Committee members have said they do not plan to simply rubber-stamp the governor's proposed reforms — every one of them will be examined and vetted.
The best ideas, committee Chairman Jonathan Courtney said, "come from Main Street, not Augusta."
It was Main Street doing most of the talking Thursday. Just about every seat was filled with innkeepers, gas station owners, Realtors and others who will be directly affected by changes to existing laws.
One of them, Craig Saddlemire, runs a video production company and would likely benefit if laws pertaining to electronic waste were eased. But Saddlemire believes those laws are already too lax. He pays a service to help him properly dispose of waste from his business.
"The fact that I can throw as much as I can into the Lewiston landfill," he said, "seems absurd to me."
Charles "Chip" Morrison, president of the Androscoggin County Chamber of Commerce, presented the committee with a report similar to one the chamber has already forwarded to the governor.
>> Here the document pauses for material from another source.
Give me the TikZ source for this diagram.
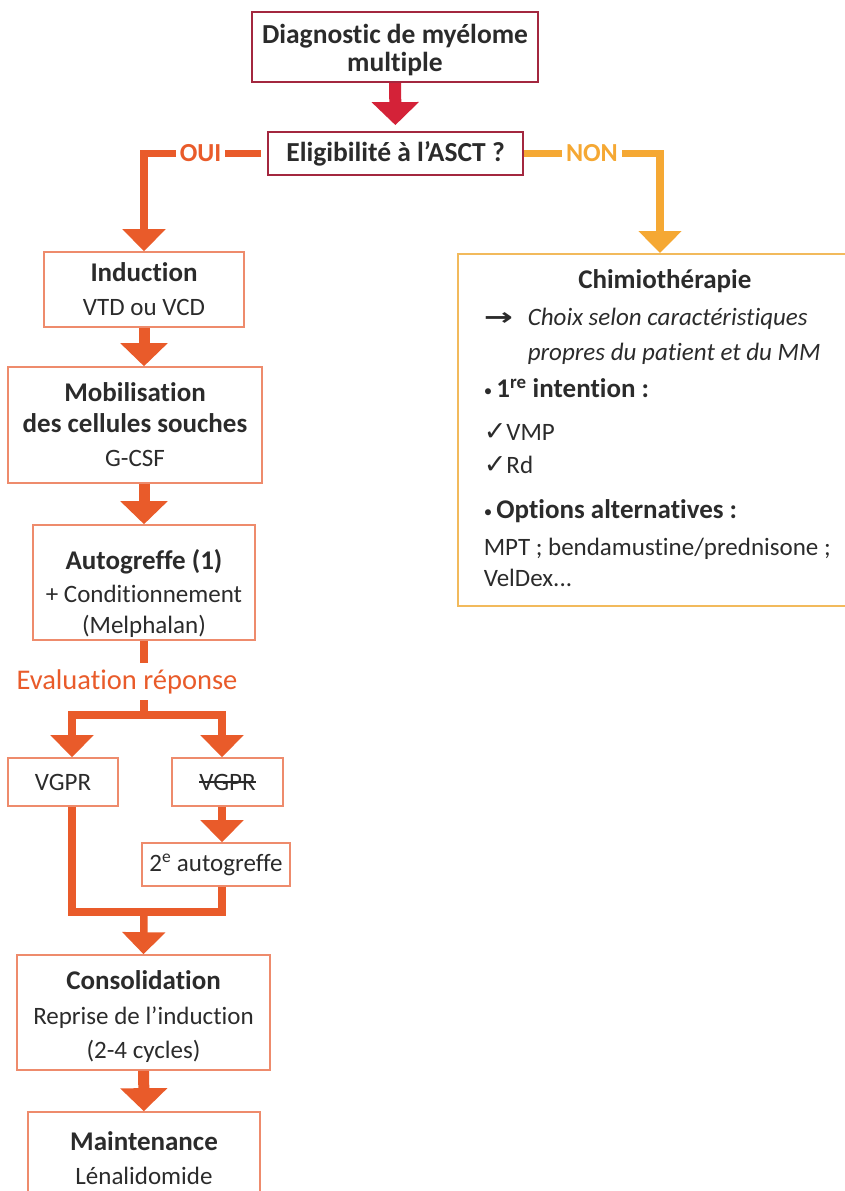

The report represents an analysis the chamber conducted after hearing from members who complained that the regulatory process in Maine is an impediment to economic growth.
"First of all," it states in the chamber report, "not all regulation is bad. Businesses and developers in Maine profit from the state's pristine environment, its abundant natural resources and its productive working landscapes. We do not want important natural assets lost to development or the economic base they provide destroyed. However, some of Maine's regulations actually work against the very thing they seek to protect."
The public forum Thursday was one of seven being held around the state. Some gatherings have turned into shouting matches. Thursday's meeting at CMCC was orderly and calm. The way life should be, one member said.
Many of those in attendance hope it will remain that way.
"People who could live anywhere," Larson said, "choose Maine because of the quality of life."